Task brief. Copy each line exactly. Drop every picture.
== Recorded information ==
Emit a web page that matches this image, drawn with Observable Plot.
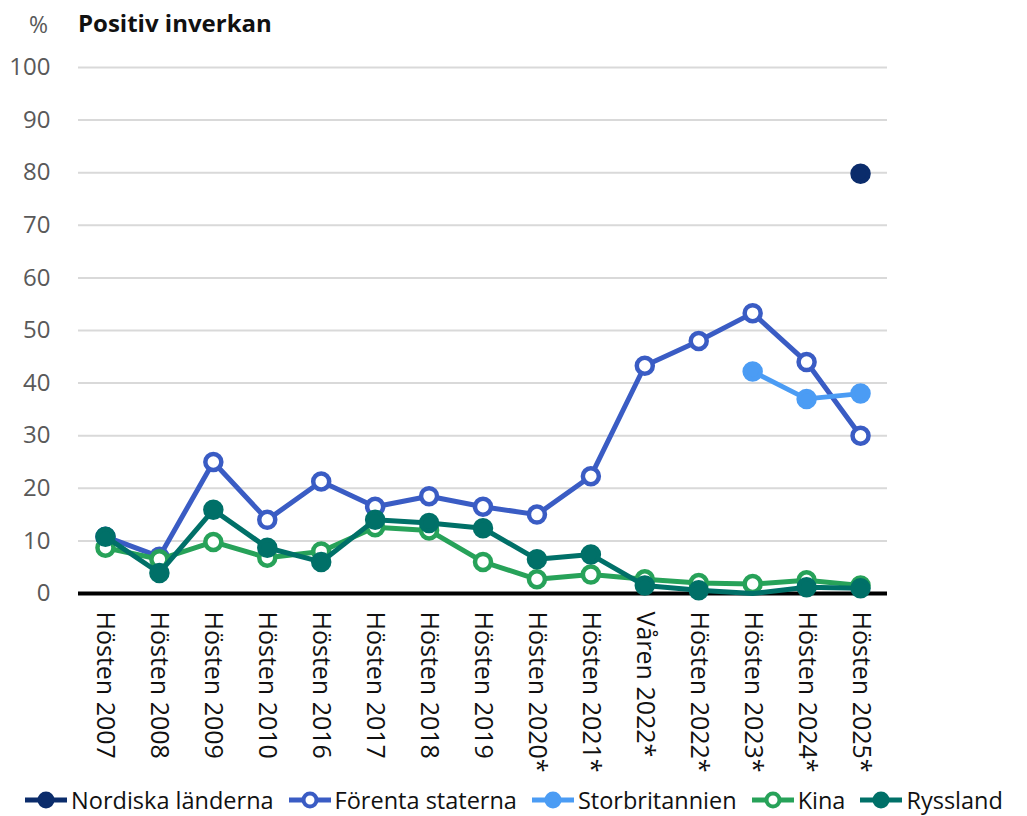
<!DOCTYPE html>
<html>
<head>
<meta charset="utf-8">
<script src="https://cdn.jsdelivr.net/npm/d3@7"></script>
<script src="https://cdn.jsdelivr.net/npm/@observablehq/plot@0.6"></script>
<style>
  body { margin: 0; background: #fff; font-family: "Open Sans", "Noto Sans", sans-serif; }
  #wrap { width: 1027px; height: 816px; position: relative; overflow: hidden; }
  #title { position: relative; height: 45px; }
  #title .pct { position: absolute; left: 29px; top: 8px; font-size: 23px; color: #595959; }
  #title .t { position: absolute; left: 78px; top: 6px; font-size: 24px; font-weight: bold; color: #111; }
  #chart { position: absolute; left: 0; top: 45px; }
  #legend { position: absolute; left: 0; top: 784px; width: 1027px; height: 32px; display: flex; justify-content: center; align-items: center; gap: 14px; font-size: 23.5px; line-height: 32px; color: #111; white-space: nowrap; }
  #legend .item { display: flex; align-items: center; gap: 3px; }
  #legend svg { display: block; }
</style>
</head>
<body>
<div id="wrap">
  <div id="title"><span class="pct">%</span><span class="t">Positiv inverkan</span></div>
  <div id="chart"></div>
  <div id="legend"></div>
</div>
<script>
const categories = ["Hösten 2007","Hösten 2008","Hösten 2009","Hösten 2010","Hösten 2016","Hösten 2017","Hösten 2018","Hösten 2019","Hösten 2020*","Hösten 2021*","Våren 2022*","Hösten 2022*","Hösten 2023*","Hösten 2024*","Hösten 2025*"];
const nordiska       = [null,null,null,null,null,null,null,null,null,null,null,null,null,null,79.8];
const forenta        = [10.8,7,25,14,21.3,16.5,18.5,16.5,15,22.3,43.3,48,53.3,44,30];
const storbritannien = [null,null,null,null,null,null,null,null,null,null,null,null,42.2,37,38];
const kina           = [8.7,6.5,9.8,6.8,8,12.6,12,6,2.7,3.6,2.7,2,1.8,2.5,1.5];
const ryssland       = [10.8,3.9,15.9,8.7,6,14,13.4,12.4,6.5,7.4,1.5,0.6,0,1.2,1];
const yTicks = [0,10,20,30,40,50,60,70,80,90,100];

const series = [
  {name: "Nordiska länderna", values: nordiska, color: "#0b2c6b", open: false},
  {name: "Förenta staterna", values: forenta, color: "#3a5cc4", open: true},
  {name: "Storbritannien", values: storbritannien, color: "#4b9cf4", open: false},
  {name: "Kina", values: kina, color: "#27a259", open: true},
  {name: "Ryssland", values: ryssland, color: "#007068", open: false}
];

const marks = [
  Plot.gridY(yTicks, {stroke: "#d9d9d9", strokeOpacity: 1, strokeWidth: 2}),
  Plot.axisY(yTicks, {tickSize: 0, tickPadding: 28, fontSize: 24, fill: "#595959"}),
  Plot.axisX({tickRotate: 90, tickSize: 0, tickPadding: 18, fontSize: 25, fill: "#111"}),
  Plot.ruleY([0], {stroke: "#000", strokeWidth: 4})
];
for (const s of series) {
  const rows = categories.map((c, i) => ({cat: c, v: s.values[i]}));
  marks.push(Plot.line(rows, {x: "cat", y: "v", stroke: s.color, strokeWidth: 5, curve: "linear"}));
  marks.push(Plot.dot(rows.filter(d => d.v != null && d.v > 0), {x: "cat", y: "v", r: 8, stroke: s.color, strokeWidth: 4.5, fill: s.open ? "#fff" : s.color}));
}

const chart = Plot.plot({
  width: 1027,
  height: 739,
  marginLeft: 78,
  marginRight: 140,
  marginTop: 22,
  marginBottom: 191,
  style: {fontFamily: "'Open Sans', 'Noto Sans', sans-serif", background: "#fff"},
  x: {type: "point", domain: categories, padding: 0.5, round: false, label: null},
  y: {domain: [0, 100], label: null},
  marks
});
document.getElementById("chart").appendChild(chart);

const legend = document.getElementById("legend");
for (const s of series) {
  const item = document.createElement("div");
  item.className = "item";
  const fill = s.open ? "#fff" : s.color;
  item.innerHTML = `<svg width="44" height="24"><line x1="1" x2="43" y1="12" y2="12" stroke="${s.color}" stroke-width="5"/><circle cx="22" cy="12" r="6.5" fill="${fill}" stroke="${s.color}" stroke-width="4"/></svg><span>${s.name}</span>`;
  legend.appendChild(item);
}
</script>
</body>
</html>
===
Response for this exercise.
Emit a web page that matches this image, drawn with Observable Plot.
<!DOCTYPE html>
<html>
<head>
<meta charset="utf-8">
<script src="https://cdn.jsdelivr.net/npm/d3@7"></script>
<script src="https://cdn.jsdelivr.net/npm/@observablehq/plot@0.6"></script>
<style>
  body { margin: 0; background: #fff; font-family: "Open Sans", "Noto Sans", sans-serif; }
  #wrap { width: 1027px; height: 816px; position: relative; overflow: hidden; }
  #title { position: relative; height: 45px; }
  #title .pct { position: absolute; left: 29px; top: 8px; font-size: 23px; color: #595959; }
  #title .t { position: absolute; left: 78px; top: 6px; font-size: 24px; font-weight: bold; color: #111; }
  #chart { position: absolute; left: 0; top: 45px; }
  #legend { position: absolute; left: 0; top: 784px; width: 1027px; height: 32px; display: flex; justify-content: center; align-items: center; gap: 14px; font-size: 23.5px; line-height: 32px; color: #111; white-space: nowrap; }
  #legend .item { display: flex; align-items: center; gap: 3px; }
  #legend svg { display: block; }
</style>
</head>
<body>
<div id="wrap">
  <div id="title"><span class="pct">%</span><span class="t">Positiv inverkan</span></div>
  <div id="chart"></div>
  <div id="legend"></div>
</div>
<script>
const categories = ["Hösten 2007","Hösten 2008","Hösten 2009","Hösten 2010","Hösten 2016","Hösten 2017","Hösten 2018","Hösten 2019","Hösten 2020*","Hösten 2021*","Våren 2022*","Hösten 2022*","Hösten 2023*","Hösten 2024*","Hösten 2025*"];
const nordiska       = [null,null,null,null,null,null,null,null,null,null,null,null,null,null,79.8];
const forenta        = [10.8,7,25,14,21.3,16.5,18.5,16.5,15,22.3,43.3,48,53.3,44,30];
const storbritannien = [null,null,null,null,null,null,null,null,null,null,null,null,42.2,37,38];
const kina           = [8.7,6.5,9.8,6.8,8,12.6,12,6,2.7,3.6,2.7,2,1.8,2.5,1.5];
const ryssland       = [10.8,3.9,15.9,8.7,6,14,13.4,12.4,6.5,7.4,1.5,0.6,0,1.2,1];
const yTicks = [0,10,20,30,40,50,60,70,80,90,100];

const series = [
  {name: "Nordiska länderna", values: nordiska, color: "#0b2c6b", open: false},
  {name: "Förenta staterna", values: forenta, color: "#3a5cc4", open: true},
  {name: "Storbritannien", values: storbritannien, color: "#4b9cf4", open: false},
  {name: "Kina", values: kina, color: "#27a259", open: true},
  {name: "Ryssland", values: ryssland, color: "#007068", open: false}
];

const marks = [
  Plot.gridY(yTicks, {stroke: "#d9d9d9", strokeOpacity: 1, strokeWidth: 2}),
  Plot.axisY(yTicks, {tickSize: 0, tickPadding: 28, fontSize: 24, fill: "#595959"}),
  Plot.axisX({tickRotate: 90, tickSize: 0, tickPadding: 18, fontSize: 25, fill: "#111"}),
  Plot.ruleY([0], {stroke: "#000", strokeWidth: 4})
];
for (const s of series) {
  const rows = categories.map((c, i) => ({cat: c, v: s.values[i]}));
  marks.push(Plot.line(rows, {x: "cat", y: "v", stroke: s.color, strokeWidth: 5, curve: "linear"}));
  marks.push(Plot.dot(rows.filter(d => d.v != null && d.v > 0), {x: "cat", y: "v", r: 8, stroke: s.color, strokeWidth: 4.5, fill: s.open ? "#fff" : s.color}));
}

const chart = Plot.plot({
  width: 1027,
  height: 739,
  marginLeft: 78,
  marginRight: 140,
  marginTop: 22,
  marginBottom: 191,
  style: {fontFamily: "'Open Sans', 'Noto Sans', sans-serif", background: "#fff"},
  x: {type: "point", domain: categories, padding: 0.5, round: false, label: null},
  y: {domain: [0, 100], label: null},
  marks
});
document.getElementById("chart").appendChild(chart);

const legend = document.getElementById("legend");
for (const s of series) {
  const item = document.createElement("div");
  item.className = "item";
  const fill = s.open ? "#fff" : s.color;
  item.innerHTML = `<svg width="44" height="24"><line x1="1" x2="43" y1="12" y2="12" stroke="${s.color}" stroke-width="5"/><circle cx="22" cy="12" r="6.5" fill="${fill}" stroke="${s.color}" stroke-width="4"/></svg><span>${s.name}</span>`;
  legend.appendChild(item);
}
</script>
</body>
</html>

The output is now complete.